Perhaps it gives them a sense of their grandfather, too. My musings and memories about him are there for them to find when they’re older.
Which books and writers contributed to how you conceived and composed A Lion in the Snow? Now that you’ve written a book of essays, which collections do you find yourself recommending?
One of the first writers I encountered who was writing meaningful meditations of both his roles as a son and father was Scott Russell Sanders. Specifically, his memoir A Private History of Awe, and the essay collections Hunting for Hope, and Secrets of the Universe.

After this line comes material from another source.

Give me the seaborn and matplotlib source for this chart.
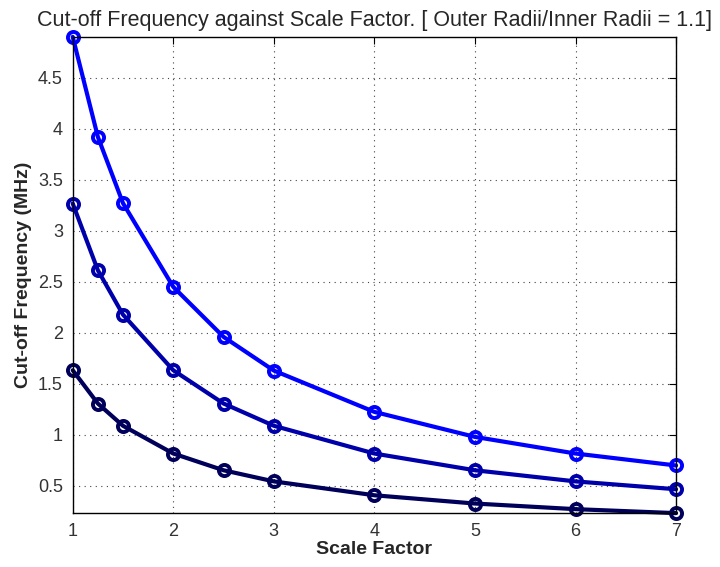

Steven Church’s Ultrasonic, and I haven’t gotten to his newest book yet, but am looking forward to reading I’m Just Getting to the Disturbing Part: On Work Fear, and Fatherhood. I also want to read Dustin Parsons’s new book, Exploded View: Essays on Fatherhood with Diagrams. BJ Hollars’s This is Only a Test. Ben George’s introduction to The Book of Dads is particularly good. Adam Gopnik’s Paris to the Moon, and Through the Children’s Gate. Of the many Brian Doyle books I like, I really enjoyed Leaping and Grace Notes. Anthony D’Aries’s The Language of Men. Michael Chabon’s Manhood for Amateurs. Jerald Walker’s Street Shadows. Famous Builder by Paul Lisicky. Christopher Buckley’s Losing Mum and Pop.
If we’re talking about sons writing about their fathers you have to include Bernard Cooper’s The Bill from My Father, and Gregory Wolff’s The Duke of Deception and Tobias Wolff’s This Boy’s Life.

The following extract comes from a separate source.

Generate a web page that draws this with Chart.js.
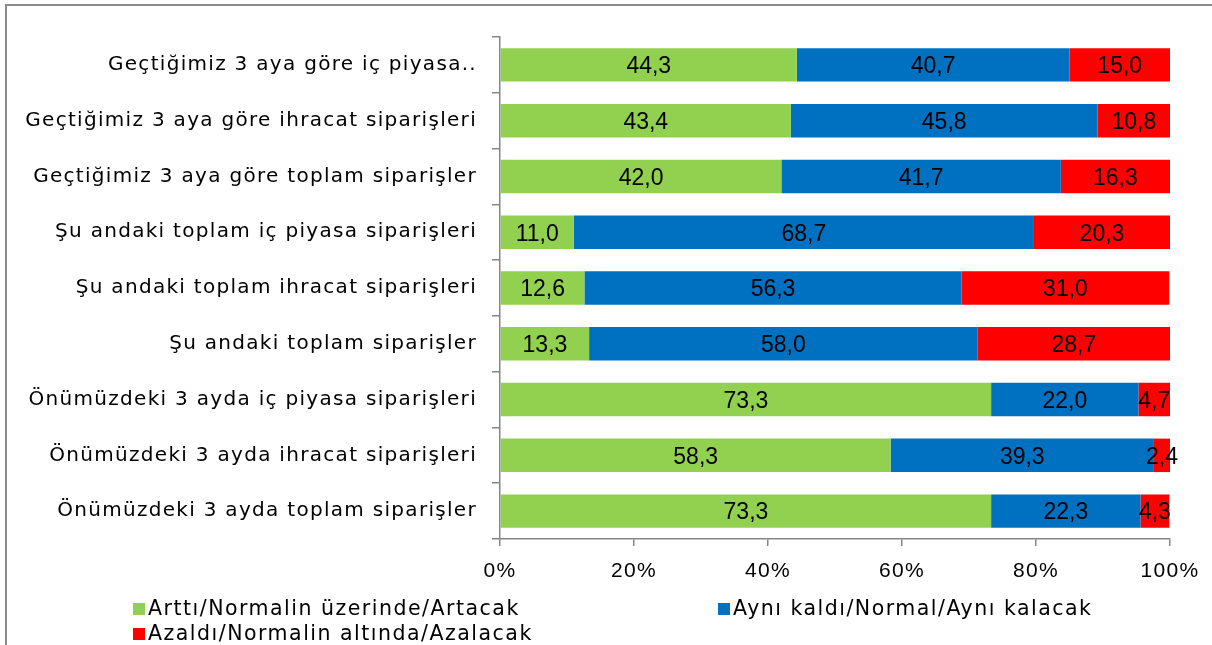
<!DOCTYPE html>
<html>
<head>
<meta charset="utf-8">
<script src="https://cdn.jsdelivr.net/npm/chart.js@4"></script>
<style>
  html, body { margin: 0; padding: 0; background: #fff; }
  #wrap { position: relative; width: 1212px; height: 645px; overflow: hidden; }
  #frame { position: absolute; left: 5px; top: 4px; width: 1300px; height: 700px;
           border-left: 2px solid #8c8c8c; border-top: 2px solid #8c8c8c; }
  #myChart { position: absolute; left: 0; top: 0; }
  .leg { position: absolute; font: 20.5px "DejaVu Sans", sans-serif; letter-spacing: 1.5px; color: #000; white-space: nowrap; }
  .leg span { display: inline-block; width: 12px; height: 12px; margin-right: 3px; vertical-align: 0px; }
</style>
</head>
<body>
<div id="wrap">
  <div id="frame"></div>
  <canvas id="myChart" width="1212" height="645"></canvas>
  <div id="legend"></div>
</div>
<script>
"use strict";

var categories = [
    "Geçtiğimiz 3 aya göre iç piyasa..",
    "Geçtiğimiz 3 aya göre ihracat siparişleri",
    "Geçtiğimiz 3 aya göre toplam siparişler",
    "Şu andaki toplam iç piyasa siparişleri",
    "Şu andaki toplam ihracat siparişleri",
    "Şu andaki toplam siparişler",
    "Önümüzdeki 3 ayda iç piyasa siparişleri",
    "Önümüzdeki 3 ayda ihracat siparişleri",
    "Önümüzdeki 3 ayda toplam siparişler"
];
var seriesNames = [
    "Arttı/Normalin üzerinde/Artacak",
    "Aynı kaldı/Normal/Aynı kalacak",
    "Azaldı/Normalin altında/Azalacak"
];
var arttı = [44.3, 43.4, 42.0, 11.0, 12.6, 13.3, 73.3, 58.3, 73.3];
var aynı = [40.7, 45.8, 41.7, 68.7, 56.3, 58.0, 22.0, 39.3, 22.3];
var azaldı = [15.0, 10.8, 16.3, 20.3, 31.0, 28.7, 4.7, 2.4, 4.3];
var xTicks = [0, 20, 40, 60, 80, 100];

var colors = ['#92D050', '#0070C0', '#FF0000'];
var FONT = "'DejaVu Sans', sans-serif";
var NUMFONT = "'Liberation Sans', Arial, sans-serif";

// wider text for the axis labels (the original font is a wide one)
var spacing = {
    id: 'spacing',
    beforeDraw: function(chart) { chart.ctx.letterSpacing = '1.3px'; }
};

// values written inside each segment
var segmentLabels = {
    id: 'segmentLabels',
    afterDatasetsDraw: function(chart) {
        var ctx = chart.ctx;
        ctx.save();
        ctx.letterSpacing = '0px';
        ctx.font = '23px ' + NUMFONT;
        ctx.fillStyle = '#000';
        ctx.textAlign = 'center';
        ctx.textBaseline = 'middle';
        chart.data.datasets.forEach(function(ds, i) {
            chart.getDatasetMeta(i).data.forEach(function(bar, j) {
                var cx = (bar.x + bar.base) / 2;
                ctx.fillText(ds.data[j].toFixed(1).replace('.', ','), cx, bar.y + 2);
            });
        });
        ctx.restore();
    }
};

var myChart = document.getElementById('myChart').getContext('2d');
var chart = new Chart(myChart, {
    type: 'bar',
    data: {
        labels: categories,
        datasets: [
            { label: seriesNames[0], data: arttı, backgroundColor: colors[0] },
            { label: seriesNames[1], data: aynı, backgroundColor: colors[1] },
            { label: seriesNames[2], data: azaldı, backgroundColor: colors[2] }
        ]
    },
    options: {
        indexAxis: 'y',
        responsive: false,
        animation: false,
        layout: { padding: { left: 0, right: 42, top: 37, bottom: 51 } },
        datasets: { bar: { categoryPercentage: 1, barPercentage: 0.6 } },
        plugins: { legend: { display: false }, tooltip: { enabled: false } },
        scales: {
            x: {
                stacked: true,
                min: 0,
                max: 100,
                afterBuildTicks: function(scale) {
                    scale.ticks = xTicks.map(function(v) { return { value: v }; });
                },
                afterFit: function(scale) { scale.height = 55; },
                border: { display: true, color: '#868686', width: 1.5 },
                grid: { drawOnChartArea: false, tickLength: 7, color: '#868686', lineWidth: 1.5 },
                ticks: {
                    padding: 13,
                    maxRotation: 0,
                    color: '#000',
                    font: { family: NUMFONT, size: 21 },
                    callback: function(v) { return v + '%'; }
                }
            },
            y: {
                stacked: true,
                afterFit: function(scale) { scale.width = 500; },
                border: { display: true, color: '#868686', width: 1.5 },
                grid: { drawOnChartArea: false, tickLength: 8, color: '#868686', lineWidth: 1.5, offset: true },
                ticks: {
                    padding: 15,
                    color: '#000',
                    font: { family: FONT, size: 20 }
                }
            }
        }
    },
    plugins: [spacing, segmentLabels]
});

// legend laid out in a grid like the original
var legendPos = [[133, 596], [718, 596], [133, 621]];
var legendBox = document.getElementById('legend');
seriesNames.forEach(function(name, i) {
    var d = document.createElement('div');
    d.className = 'leg';
    d.style.left = legendPos[i][0] + 'px';
    d.style.top = legendPos[i][1] + 'px';
    d.innerHTML = '<span style="background:' + colors[i] + '"></span>' + name;
    legendBox.appendChild(d);
});
</script>
</body>
</html>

Two books I’ve recently started that are definitely worth mentioning are Will Boast’s Epilogue and John Jeremiah Sullivan’s Blood Horse: Notes of a Sportswriter’s Son. As soon as this interview comes out I’m sure I’ll remember another one I wished I mentioned.

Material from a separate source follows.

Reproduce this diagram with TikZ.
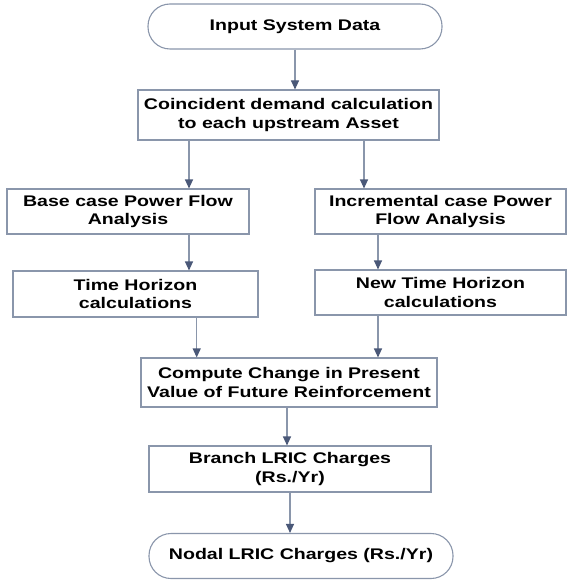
\documentclass[tikz,border=0pt]{standalone}
\usepackage{fontspec}
\newfontfamily\boxfont[FakeStretch=1.27]{Liberation Sans}
\usetikzlibrary{arrows.meta}
\definecolor{edgec}{HTML}{8A96AB}
\definecolor{tipc}{HTML}{4A5878}
\begin{document}
\begin{tikzpicture}[x=1pt,y=-1pt,
  box/.style={draw=edgec, line width=1.1pt, fill=white, align=center,
    font=\boxfont\bfseries\fontsize{15.4}{18.5}\selectfont, inner sep=0pt},
  term/.style={box, rounded corners=22pt},
  arr/.style={draw=edgec, line width=1.1pt, -{Triangle[width=8pt,length=9pt,color=tipc]}}]
\useasboundingbox[fill=white] (0,0) rectangle (567,580);
\node[term, minimum width=294pt, minimum height=45pt] (n1) at (295,26.5) {Input System Data};
\node[box, minimum width=301pt, minimum height=50pt] (n2) at (288.5,115) {Coincident demand calculation\\to each upstream Asset};
\node[box, minimum width=242pt, minimum height=45pt] (n3) at (128,211.5) {Base case Power Flow\\Analysis};
\node[box, minimum width=251pt, minimum height=45pt] (n4) at (440.5,211.5) {Incremental case Power\\Flow Analysis};
\node[box, minimum width=245pt, minimum height=46pt] (n5) at (135.5,294) {Time Horizon\\calculations};
\node[box, minimum width=251pt, minimum height=45pt] (n6) at (440.5,292.5) {New Time Horizon\\calculations};
\node[box, minimum width=296pt, minimum height=49pt] (n7) at (289,382.5) {Compute Change in Present\\Value of Future Reinforcement};
\node[box, minimum width=282pt, minimum height=46pt] (n8) at (290,469) {Branch LRIC Charges\\(Rs./Yr)};
\node[term, minimum width=304pt, minimum height=45pt] (n9) at (301,556) {Nodal LRIC Charges (Rs./Yr)};
\draw[arr] (n1.south) -- (n1.south |- n2.north);
\draw[arr] ([xshift=-99.5pt]n2.south) -- ([xshift=-99.5pt]n2.south |- n3.north);
\draw[arr] ([xshift=75.5pt]n2.south) -- ([xshift=75.5pt]n2.south |- n4.north);
\draw[arr] ([xshift=61pt]n3.south) -- ([xshift=61pt]n3.south |- n5.north);
\draw[arr] ([xshift=-62.5pt]n4.south) -- ([xshift=-62.5pt]n4.south |- n6.north);
\draw[arr] ([xshift=61.2pt]n5.south) -- ([xshift=61.2pt]n5.south |- n7.north);
\draw[arr] ([xshift=-62.5pt]n6.south) -- ([xshift=-62.5pt]n6.south |- n7.north);
\draw[arr] ([xshift=-2pt]n7.south) -- ([xshift=-2pt]n7.south |- n8.north);
\draw[arr] (n8.south) -- (n8.south |- n9.north);
\end{tikzpicture}
\end{document}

How were you introduced with your publisher, Woodhall Press? How has your relationship with the press influenced your opinions about small-press and indie publishing outlets?
Woodhall Press and I watched each other grow enough to be in a position to make this book together. I met Dave Legere, Colin Hosten, and Christopher Maddden in Fairfield’s MFA program. I liked and respected them as writers, but their innovation and hustle as editors won me over. I watched them come out with an anthology Flash Funny with Dinty Moore, and they ran out of those books to sell at AWP Tampa. Dave, in particular, offered to publish my book a few times, and eventually I came to my senses and realized the opportunity. Dave and Colin are both editors for other presses as well and as a group they have innovative ideas. They just released the novel, The Astronaut’s Son, by Tom Seigel, which is being well-received and they also recently became the publisher for The Fairfield Book Prize.
It seems to me the best thing a writer can hope for in the process of making a book is that their publisher is behind them. Yes, every writer wants that book deal, but once you have it, how are you treated? Woodhall gave me the attention I hoped to have with the bigger decisions, like the title, cover, and layout. As a first-time author, it felt great to be in their hands and to make decisions together. I really enjoyed working with them.
Andrew M. Davenport is an editor of Full Stop.